In 1991, Kwiat and Chiao3 observed the geometrical phase at single photon level using bipartite photon systems for its detection. This work was followed by Martienssen et al.4 and Shih and Strekalov5. However, in these works the goal was still to observe the geometrical phase acquired by a quantum state when it evolves according to a path in the projective Hilbert space. Sjöqvist was the first to point out the connection between entanglement and discrete geometrical phases in 20006,7. He found that maximally entangled two-qubit states can only acquire geometrical phases equal to 0 or π. Later, Milman and Mosseri8,9 discussed their topological aspects through the double connectedness of the SO(3) group. In refs10,11,12 the authors make use of the term “topological” in a different meaning from the one discussed here. There, “topological” means that the geometrical phase depends only on the path followed in the projective Hilbert space, while in this article fractional topological phases are related to the double or multiple connectedness of the projective space.

The first experimental demonstrations of discrete phases for qubits were achieved by means of interferometric techniques with spin-orbit laser modes13 and with conditional operations on an ancilla qubit in Nuclear Magnetic Resonance14. The discrete phases were later extended to qudits of arbitrary dimension d by Oxman and Khoury, when fractional phase values, in multiples of 2π/d, were predicted15. Different works appeared since then, defining the topological phase for multiqubit systems16, proposing experiments for photonic qudits17 and multiqubits18, generalizing the theory for two qudits with different dimensions19, and investigating the entanglement dependency for two qubits20. Experimental works have been devoted to measuring fractional topological phases in two-photon interference21. However, the visibilities obtained were below the limit allowed by classical correlations and the quantum nature of the interference fringes could not be ascertained.

In this work we employ a hyperentangled photon source to demonstrate two-qudit fractional topological phases with visibilities beyond the limit allowed by classically correlated sources.
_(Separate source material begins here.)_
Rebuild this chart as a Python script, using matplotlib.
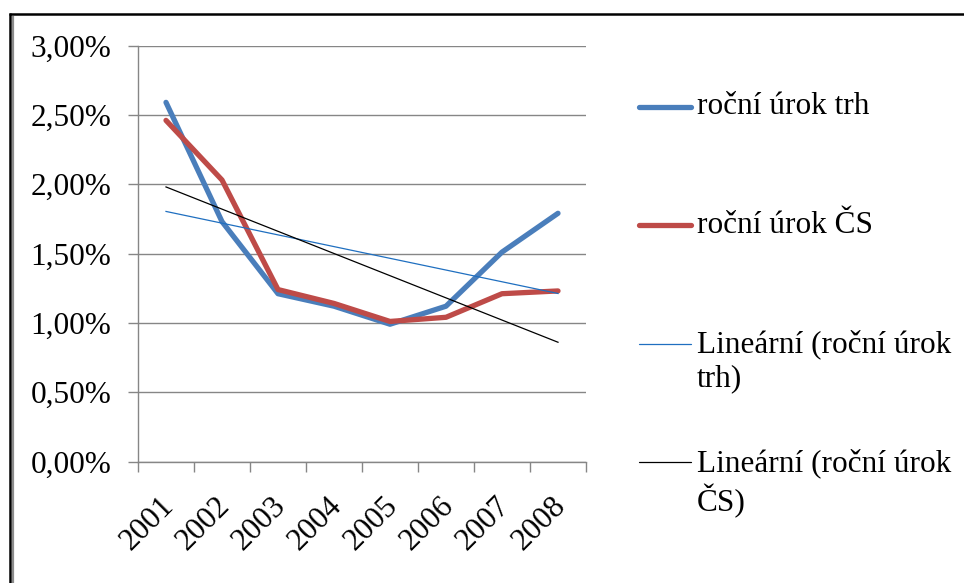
import numpy as np
import matplotlib
matplotlib.use('Agg')
import matplotlib.pyplot as plt
from matplotlib.ticker import FuncFormatter, FixedLocator

plt.rcParams['font.family'] = ['Liberation Serif', 'DejaVu Serif']

years = ['2001', '2002', '2003', '2004', '2005', '2006', '2007', '2008']
urok_trh = [2.59, 1.73, 1.21, 1.12, 0.99, 1.12, 1.51, 1.79]
urok_cs = [2.46, 2.03, 1.24, 1.14, 1.01, 1.04, 1.21, 1.23]

labels = ['roční úrok trh', 'roční úrok ČS',
          'Lineární (roční úrok\ntrh)', 'Lineární (roční úrok\nČS)']

c_trh = '#4A7EBB'
c_cs = '#BE4B48'
c_trend_trh = '#1F6FC0'
c_trend_cs = '#000000'
grid_c = '#868686'
fs = 22.5

W, H = 964, 583
fig = plt.figure(figsize=(W / 100, H / 100), dpi=100)
ax = fig.add_axes([138 / W, 1 - 461.5 / H, 448 / W, 416 / H])

x = np.arange(len(years)) + 0.5
n = np.arange(1, len(years) + 1)

# linear trend lines, same as Excel's "Lineární" trendline
fit_trh = np.polyval(np.polyfit(n, urok_trh, 1), n)
fit_cs = np.polyval(np.polyfit(n, urok_cs, 1), n)

ax.plot(x, urok_trh, color=c_trh, lw=3.8, solid_capstyle='round', solid_joinstyle='round', zorder=3)
ax.plot(x, urok_cs, color=c_cs, lw=3.8, solid_capstyle='round', solid_joinstyle='round', zorder=3)
ax.plot(x[[0, -1]], fit_trh[[0, -1]], color=c_trend_trh, lw=0.9, zorder=4)
ax.plot(x[[0, -1]], fit_cs[[0, -1]], color=c_trend_cs, lw=0.9, zorder=4)

ax.set_xlim(0, len(years))
ax.set_ylim(0, 3)
ax.set_yticks(np.arange(0, 3.01, 0.5))
ax.yaxis.set_major_formatter(FuncFormatter(lambda v, p: f'{v:.2f}%'.replace('.', ',')))
ax.yaxis.grid(True, color=grid_c, lw=1.0)
ax.set_axisbelow(True)

ax.xaxis.set_major_locator(FixedLocator(np.arange(0, len(years) + 1)))
ax.xaxis.set_minor_locator(FixedLocator(x + 0.06))
ax.set_xticklabels([], minor=False)
ax.set_xticklabels(years, minor=True, rotation=45, ha='right', va='center',
                   rotation_mode='anchor', fontsize=fs)
ax.tick_params(axis='x', which='minor', length=0, pad=29)
ax.tick_params(axis='x', which='major', length=7, width=1.0, color=grid_c)
ax.tick_params(axis='y', length=7, width=1.0, color=grid_c, pad=12, labelsize=fs)

for s in ['top', 'right']:
    ax.spines[s].set_visible(False)
for s in ['left', 'bottom']:
    ax.spines[s].set_color(grid_c)
    ax.spines[s].set_linewidth(1.0)

# overlay in pixel units for the outer frame and the legend
lax = fig.add_axes([0, 0, 1, 1])
lax.set_xlim(0, W)
lax.set_ylim(H, 0)
lax.axis('off')
lax.patch.set_alpha(0)

lax.plot([9, W], [14, 14], color='black', lw=1.8, solid_capstyle='butt')
lax.plot([9.5, 9.5], [13, H], color='black', lw=1.8, solid_capstyle='butt')
lax.plot([12.5, 12.5], [16, H], color='#8C8C8C', lw=1.6, solid_capstyle='butt')

leg_colors = [c_trh, c_cs, c_trend_trh, c_trend_cs]
leg_widths = [3.8, 3.8, 0.9, 0.9]
leg_y0, leg_step = 106.5, 118.5
for i, (lab, col, lw) in enumerate(zip(labels, leg_colors, leg_widths)):
    yy = leg_y0 + i * leg_step
    lax.plot([639, 691], [yy, yy], color=col, lw=lw, solid_capstyle='round')
    lax.text(697, yy - 14, lab, fontsize=fs, va='top', ha='left', linespacing=1.22)

fig.savefig('out.png', dpi=100)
Pairs of photons simultaneously entangled in their polarizations and transverse positions are generated by spontaneous parametric down conversion. Our source is composed by two non linear crystals cut for type I phase match, with their optical axes orthogonally oriented. The photonic qudits are encoded in the transverse positions of the pair, while polarization is used as a resource for measuring the topological phase without the need of longitudinal path interference. This scheme allows the local SU(d) transformations to be simultaneously applied to both photons of the pair. Cyclic evolutions are accomplished with independent operations on the qudits, thus stressing the nonlocal nature of the fractional topological phases. The production of hyperentangled photons allows direct measurement of the topological phase without longitudinal path interferometry or post selection procedures. This provides a more reliable demonstration of the fractional phase once the fringe visibilities are guaranteed to be above the limit allowed by classically correlated sources and the simultaneous operation of both qudits is now possible. These are important advancements brought by the present scheme as compared to the previous one published in ref.21.
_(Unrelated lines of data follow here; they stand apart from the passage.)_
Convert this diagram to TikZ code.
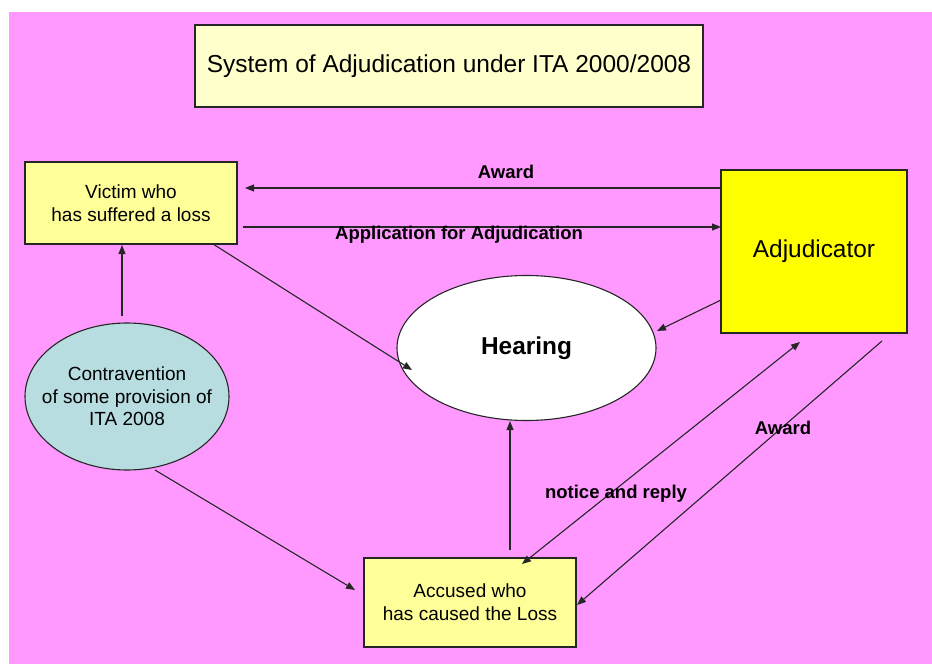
\documentclass[tikz,border=0pt]{standalone}
\usepackage{fontspec}
\setmainfont{Liberation Sans}
\usetikzlibrary{arrows.meta,shapes.geometric}
\definecolor{bgpink}{HTML}{FF99FF}
\definecolor{paleyellow}{HTML}{FFFFCC}
\definecolor{boxyellow}{HTML}{FFFF99}
\definecolor{adjyellow}{HTML}{FFFF00}
\definecolor{cyanfill}{HTML}{B7DDE0}
\begin{document}
\begin{tikzpicture}[x=1pt,y=-1pt,
  box/.style={draw=black!85, line width=1.1pt, inner sep=0pt, align=center},
  txt/.style={font=\fontsize{19}{23}\selectfont},
  lab/.style={font=\fontsize{18.5}{22}\selectfont\bfseries, inner sep=0pt},
  arr/.style={-{Triangle[length=9pt,width=7pt]}, line width=1.1pt, black!85},
  dblarr/.style={{Triangle[length=9pt,width=7pt]}-{Triangle[length=9pt,width=7pt]}, line width=1.1pt, black!85}]
\useasboundingbox (0,0) rectangle (932,664);
\fill[white] (0,0) rectangle (932,664);
\fill[bgpink] (9,12) rectangle (932,664);

% nodes
\node[box, fill=paleyellow, minimum width=508pt, minimum height=82pt,
      font=\fontsize{24.5}{29}\selectfont] (title) at (449,66)
      {System of Adjudication under ITA 2000/2008};
\node[box, fill=boxyellow, minimum width=212pt, minimum height=82pt, txt] (victim) at (131,203)
      {Victim who\\has suffered a loss};
\node[box, fill=adjyellow, minimum width=186pt, minimum height=163pt,
      font=\fontsize{24.4}{29}\selectfont] (adj) at (814,251.5) {Adjudicator};
\node[box, fill=boxyellow, minimum width=212pt, minimum height=89pt, txt] (accused) at (470,602.5)
      {Accused who\\has caused the Loss};
\node[box, ellipse, fill=white, minimum width=259pt, minimum height=145pt,
      font=\fontsize{24.4}{29}\selectfont\bfseries] (hearing) at (526.5,348) {Hearing};
\node[box, ellipse, fill=cyanfill, minimum width=204pt, minimum height=147pt,
      inner xsep=-20pt, font=\fontsize{19}{22.5}\selectfont] (contra) at (127,396.5)
      {Contravention\\of some provision of\\ITA 2008};

% connector end points
\coordinate (awS) at (721,188);   \coordinate (awE) at (245,188);
\coordinate (apS) at (243,227);   \coordinate (apE) at (721,227);
\coordinate (vhS) at (213,244);   \coordinate (vhE) at (412,370);
\coordinate (ahS) at (721,300);   \coordinate (ahE) at (657,331);
\coordinate (cvS) at (122,316);   \coordinate (cvE) at (122,245);
\coordinate (caS) at (155,470);   \coordinate (caE) at (355,590);
\coordinate (xhS) at (510,550);   \coordinate (xhE) at (510,421);
\coordinate (nrS) at (522,564);   \coordinate (nrE) at (800,342);
\coordinate (a2S) at (882,341);   \coordinate (a2E) at (577,605);

% connectors
\draw[arr] (awS) -- (awE);
\draw[arr] (apS) -- (apE);
\draw[arr] (vhS) -- (vhE);
\draw[arr] (ahS) -- (ahE);
\draw[arr] (cvS) -- (cvE);
\draw[arr] (caS) -- (caE);
\draw[arr] (xhS) -- (xhE);
\draw[dblarr] (nrS) -- (nrE);
\draw[arr] (a2S) -- (a2E);

% labels
\node[lab] (lAward) at (506,172) {Award};
\node[lab] (lApp) at (459,235) {Application for Adjudication};
\node[lab] (lNotice) at (616,494) {notice and reply};
\node[lab] (lAward2) at (783,428) {Award};
\end{tikzpicture}
\end{document}
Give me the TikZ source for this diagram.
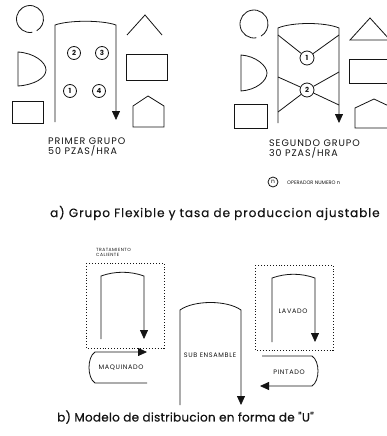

Fractional Topological Phases for d × d Bipartite Pure States

Let us consider a two-qudit system initially prepared at time t = 0 in an arbitrary pure state \(|\phi (t=0)\rangle =\)\({\sum }_{mn}\,{\alpha }_{mn}(t=0)|mn\rangle \) (1 ≤ m, n ≤ d). The fractional topological phases are naturally realized in the polar decomposition of the coefficient matrix15,19,22

$$\alpha (0)={e}^{i\varphi (0)}Q(0)S(0),$$
(1)

where Q(0) is a Hermitian matrix, S(0) is an SU(d) matrix and ϕ(0) is an overall phase factor. Under local unitary operations \(U(t)={e}^{i{\varphi }_{s}(t)}\bar{U}(t)\) and \(V(t)={e}^{i{\varphi }_{i}(t)}\bar{V}(t)\), with \(\bar{U}\) and \(\bar{V}\) being SU(d) matrices, the polar decomposition evolves in time. This means that it holds during the state evolution for any instant t, and it is possible to write explicitly how the evolution occurs for ϕ(t), Q(t) and S(t), the sectors of the polar decomposition. The evolved coefficient matrix α(t) becomes

$$\alpha (t)=U\alpha (0){V}^{T}={e}^{i\varphi (t)}Q(t)S(t),$$
(2)

where ϕ(t) = ϕs(t) + ϕi(t) + ϕ(0), \(Q(t)=\bar{U}Q(0){\bar{U}}^{\dagger }\) and \(S(t)=\bar{U}S(0){\bar{V}}^{{\rm{T}}}\). Here the subscripts s and i in the phases ϕ anticipate the connection with the photons signal and idler in the experiment. The phase acquired by the two-qudit quantum state is computed from the overlap \(\langle \phi (0)|\phi (t)\rangle ={\rm{Tr}}\,[{\alpha }^{\dagger }(0)\alpha (t)]\), between the evolved and the initial states. The fractional phases arise naturally in the SU(d) sector when we consider a cyclic evolution α(0) → α(t) = eiΦα(0). The phase change can be inspected in each sector of the coefficient matrix. First, we have a trivial contribution from the U(1) sector associated to the overall phase factor ϕ(t). Then, Hermiticity prevents any phase contribution from Q(t). Finally, the condition det S(t) = 1, defining the SU(d) matrices, restricts any phase factor from this sector to d-th roots of the unity. Therefore, any phase contribution from the SU(d) sector in a cyclic evolution must be of the fractional form e2inπ/d (\(n\in {\mathbb{Z}}\)), giving rise to fractional phases

$${\gamma }_{top}=\frac{2n\pi }{d}.$$
(3)

Moreover, when the qudits are operated by local SU(d) transformations, the U(1) sector remains stationary and the fractional phases are the only ones attainable under cyclic evolutions. These fractional phases are from topological nature since the set \(\{S\in {\rm{SU}}(d)|{e}^{i\gamma }S\equiv S\}\) is not simply connected and different homotopy classes of closed trajectories can be conceived. A detailed analysis for qubits can be found in refs8,9.

Measurement Strategy

Quantum interference is the natural way to evince the fractional phases produced by local unitary transformations on qudit pairs. These phases can be measured by interfering the evolved state with a copy of the initial state, what requires an auxiliary degree of freedom to distinguish the two copies and to allow projective operations leading to the superposition between the final and initial two-qudit states. In this context, entanglement in both degrees of freedom (hyperentanglement) will prove useful.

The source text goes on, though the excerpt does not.